January 2007 - EMI issues profit warning
14 February, 2007 - EMI issues second profit warning
20 February, 2007 - EMI confirms approach from Warner
3 March 2007 - EMI rejects Warner's £2.1bn takeover bid
18 April 2007 - EMI warns music revenues to fall 15%
4 May 2007 - EMI says it has been approached by several bidders approaches
21 May 2007 - EMI agrees £3.2bn deal with Terra Firma
Terra Firma is run by Guy Hands, one of the UK's leading financiers.
He said the deal would enable EMI to "build on its current position as one of the world's leading music companies and accelerate the development of its digital and online strategy to fully exploit this long-term growth opportunity".
The employment rights of EMI staff and the firm's pension commitments would be maintained following the deal, Terra Firma added.

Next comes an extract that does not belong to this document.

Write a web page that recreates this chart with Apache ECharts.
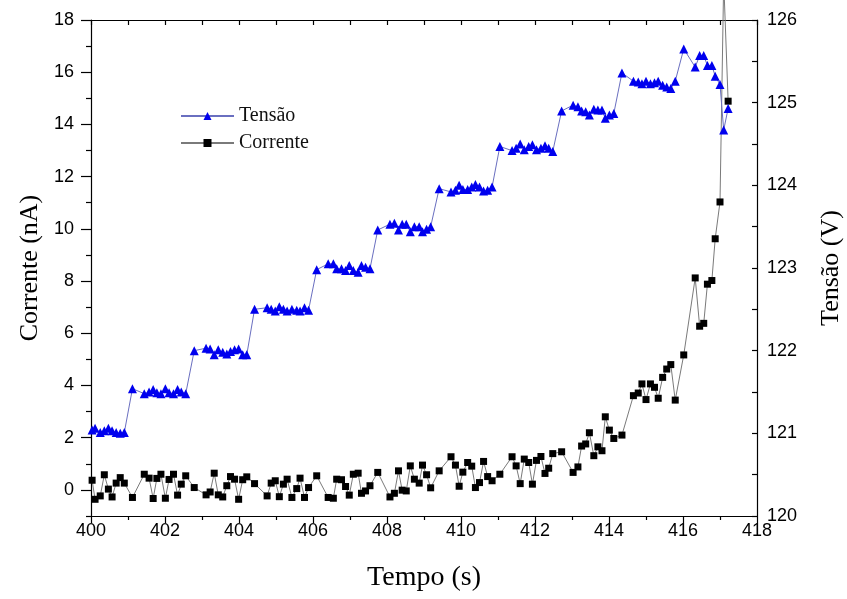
<!DOCTYPE html>
<html>
<head>
<meta charset="utf-8">
<script src="https://cdn.jsdelivr.net/npm/echarts@6/dist/echarts.min.js"></script>
<style>
  html, body { margin: 0; padding: 0; background: #fff; }
  #chart { width: 847px; height: 599px; }
</style>
</head>
<body>
<div id="chart"></div>
<script>
// tempo (s) - mesmo instante para as duas series
var tempo = [
  400.03, 400.11, 400.25, 400.36, 400.47, 400.57, 400.68, 400.79, 400.90,
  401.12,
  401.44, 401.57, 401.68, 401.78, 401.89, 402.01, 402.11, 402.23, 402.34, 402.44, 402.56,
  402.79,
  403.11, 403.22, 403.33, 403.44, 403.56, 403.67, 403.77, 403.88, 403.99, 404.10, 404.21,
  404.42,
  404.76, 404.87, 404.98, 405.09, 405.20, 405.30, 405.43, 405.56, 405.65, 405.77, 405.88,
  406.10,
  406.41, 406.55, 406.64, 406.77, 406.88, 406.98, 407.09, 407.22, 407.31, 407.42, 407.54,
  407.75,
  408.08, 408.20, 408.31, 408.41, 408.52, 408.63, 408.74, 408.87, 408.96, 409.07, 409.18,
  409.41,
  409.73, 409.85, 409.95, 410.05, 410.18, 410.29, 410.39, 410.50, 410.61, 410.72, 410.84,
  411.05,
  411.38, 411.49, 411.60, 411.71, 411.83, 411.93, 412.04, 412.16, 412.27, 412.37, 412.48,
  412.72,
  413.03, 413.16, 413.26, 413.37, 413.47, 413.59, 413.70, 413.81, 413.90, 414.01, 414.13,
  414.35,
  414.66, 414.79, 414.89, 415.00, 415.12, 415.23, 415.33, 415.45, 415.56, 415.67, 415.79,
  416.02, 416.33, 416.45, 416.56, 416.66, 416.78, 416.87, 417.00, 417.10, 417.22
];

// Tensão (V)
var tensao = [
  121.04, 121.06, 121.01, 121.03, 121.06, 121.03, 121.01, 121.00, 121.01,
  121.54,
  121.48, 121.50, 121.53, 121.49, 121.48, 121.54, 121.49, 121.48, 121.53, 121.50, 121.48,
  122.00,
  122.03, 122.02, 121.95, 122.01, 121.98, 121.96, 121.99, 122.01, 122.02, 121.95, 121.95,
  122.50,
  122.52, 122.50, 122.48, 122.53, 122.50, 122.48, 122.50, 122.49, 122.48, 122.52, 122.49,
  122.98,
  123.05, 123.05, 122.99, 122.99, 122.97, 123.03, 122.97, 122.95, 123.03, 123.01, 122.99,
  123.46,
  123.53, 123.54, 123.46, 123.53, 123.53, 123.44, 123.50, 123.50, 123.44, 123.47, 123.50,
  123.96,
  123.92, 123.94, 124.00, 123.95, 123.95, 123.98, 124.01, 123.98, 123.93, 123.94, 123.98,
  124.47,
  124.42, 124.45, 124.50, 124.43, 124.47, 124.49, 124.43, 124.45, 124.48, 124.45, 124.41,
  124.90,
  124.97, 124.95, 124.90, 124.89, 124.85, 124.92, 124.91, 124.91, 124.81, 124.85, 124.87,
  125.36,
  125.26, 125.25, 125.23, 125.26, 125.23, 125.24, 125.26, 125.21, 125.19, 125.17, 125.26,
  125.65, 125.43, 125.57, 125.57, 125.45, 125.45, 125.32, 125.22, 124.67, 124.93
];

// Corrente (nA)
var corrente = [
  0.37, -0.36, -0.23, 0.58, 0.03, -0.27, 0.26, 0.47, 0.26,
  -0.29,
  0.60, 0.45, -0.33, 0.44, 0.60, -0.32, 0.40, 0.60, -0.20, 0.22, 0.54,
  0.09,
  -0.19, -0.08, 0.64, -0.19, -0.27, 0.16, 0.51, 0.41, -0.36, 0.39, 0.50,
  0.24,
  -0.23, 0.26, 0.35, -0.26, 0.22, 0.41, -0.29, 0.05, 0.45, -0.29, 0.09,
  0.54,
  -0.29, -0.32, 0.41, 0.39, 0.13, -0.20, 0.60, 0.64, -0.13, -0.04, 0.16,
  0.67,
  -0.27, -0.13, 0.73, -0.01, -0.04, 0.92, 0.41, 0.26, 0.95, 0.58, 0.08,
  0.73,
  1.27, 0.95, 0.14, 0.68, 1.05, 0.91, 0.09, 0.28, 1.09, 0.51, 0.35,
  0.60,
  1.27, 0.92, 0.24, 1.18, 1.05, 0.22, 1.13, 1.28, 0.63, 0.83, 1.39,
  1.46,
  0.67, 0.88, 1.68, 1.76, 2.19, 1.31, 1.65, 1.50, 2.80, 2.29, 1.97,
  2.10,
  3.61, 3.71, 4.06, 3.46, 4.06, 3.93, 3.51, 4.31, 4.63, 4.80, 3.44,
  5.17, 8.12, 6.27, 6.38, 7.88, 8.02, 9.62, 11.03, 19.5, 14.89
];

var ticksCorrente = [0, 2, 4, 6, 8, 10, 12, 14, 16, 18];
var ticksMenores = [-1, 1, 3, 5, 7, 9, 11, 13, 15, 17];

var serieTensao = tempo.map(function (t, i) { return [t, tensao[i]]; });
var serieCorrente = tempo.map(function (t, i) { return [t, corrente[i]]; });

var chart = echarts.init(document.getElementById('chart'), null, { renderer: 'canvas' });

var sans = 'Liberation Sans, Arial, sans-serif';
var serif = 'Liberation Serif, Times New Roman, serif';
var preto = { color: '#000', width: 1.2 };

var option = {
  animation: false,
  backgroundColor: '#fff',
  grid: { left: 91, right: 90, top: 20, bottom: 83, containLabel: false, outerBoundsMode: 'none' },
  legend: {
    orient: 'vertical',
    left: 175,
    top: 101,
    itemWidth: 53,
    itemHeight: 10,
    itemGap: 7,
    textStyle: { fontFamily: serif, fontSize: 20, color: '#111' },
    data: ['Tensão', 'Corrente']
  },
  xAxis: [
    {
      type: 'value',
      position: 'bottom',
      min: 400, max: 418, interval: 2,
      name: 'Tempo (s)',
      nameLocation: 'middle',
      nameGap: 48,
      nameTextStyle: { fontFamily: serif, fontSize: 28, color: '#000' },
      axisLine: { onZero: false, lineStyle: preto },
      axisTick: { length: 7, lineStyle: preto },
      minorTick: { show: true, splitNumber: 2, length: 4, lineStyle: preto },
      axisLabel: { fontFamily: sans, fontSize: 18, color: '#000', margin: 6 },
      splitLine: { show: false }
    },
    {
      type: 'value',
      position: 'top',
      min: 400, max: 418, interval: 1,
      axisLine: { show: true, onZero: false, lineStyle: preto },
      axisTick: { show: true, inside: true, length: 5, lineStyle: preto },
      axisLabel: { show: false },
      splitLine: { show: false }
    }
  ],
  yAxis: [
    {
      type: 'value',
      position: 'left',
      min: -1, max: 18,
      name: 'Corrente (nA)',
      nameLocation: 'middle',
      nameGap: 47,
      nameTextStyle: { fontFamily: serif, fontSize: 26, color: '#000' },
      axisLine: { show: true, onZero: false, lineStyle: preto },
      axisTick: { show: true, length: 10, customValues: ticksCorrente, lineStyle: preto },
      axisLabel: { fontFamily: sans, fontSize: 18, color: '#000', margin: 17, customValues: ticksCorrente },
      splitLine: { show: false }
    },
    {
      type: 'value',
      position: 'right',
      min: 120, max: 126, interval: 1,
      name: 'Tensão (V)',
      nameLocation: 'middle',
      nameGap: 61,
      nameTextStyle: { fontFamily: serif, fontSize: 26, color: '#000' },
      axisLine: { show: true, onZero: false, lineStyle: preto },
      axisTick: { show: true, inside: true, length: 5, lineStyle: preto },
      minorTick: { show: true, splitNumber: 2, length: 5, lineStyle: preto },
      axisLabel: { fontFamily: sans, fontSize: 18, color: '#000', margin: 10 },
      splitLine: { show: false }
    },
    {
      // ticks menores do eixo da corrente
      type: 'value',
      position: 'left',
      min: -1, max: 18,
      axisLine: { show: false, onZero: false },
      axisTick: { show: true, length: 5, customValues: ticksMenores, lineStyle: preto },
      axisLabel: { show: false },
      splitLine: { show: false }
    }
  ],
  series: [
    {
      name: 'Tensão',
      type: 'line',
      xAxisIndex: 0,
      yAxisIndex: 1,
      data: serieTensao,
      symbol: 'triangle',
      symbolSize: 9,
      itemStyle: { color: '#0000ee' },
      lineStyle: { color: '#6a6fc0', width: 1 },
      z: 3
    },
    {
      name: 'Corrente',
      type: 'line',
      xAxisIndex: 0,
      yAxisIndex: 0,
      data: serieCorrente,
      symbol: 'rect',
      symbolSize: 7,
      clip: false,
      itemStyle: { color: '#000' },
      lineStyle: { color: '#7a7a7a', width: 1 },
      z: 2
    }
  ]
};

chart.setOption(option);
</script>
</body>
</html>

EMI, one of the world's big four record companies, has suffered a downturn in its fortunes in the past 18 months.
Record sales have been hit by the trend for more digital downloading of music while a number of high-profile album releases have badly disappointed.
EMI announced a radical restructuring plan earlier this year, resulting in the loss of hundreds of jobs in both Europe and the US.
"The global music industry is undergoing significant change," Mr Gildersleeve added.
"Whilst EMI is confident in its ability to deliver its recently announced restructuring plans, significant uncertainty exists as to the timing and extent of future market developments."
The market is now bracing itself for a counter-bid, with once-spurned Warner Music seen as the most likely candidate.
"It's the beginning, not the end" of bid interest in EMI, said Laura Martin, from Soleil Media Metrics.
"We think that it is a good thing for Warner because it gives them a clear price to beat."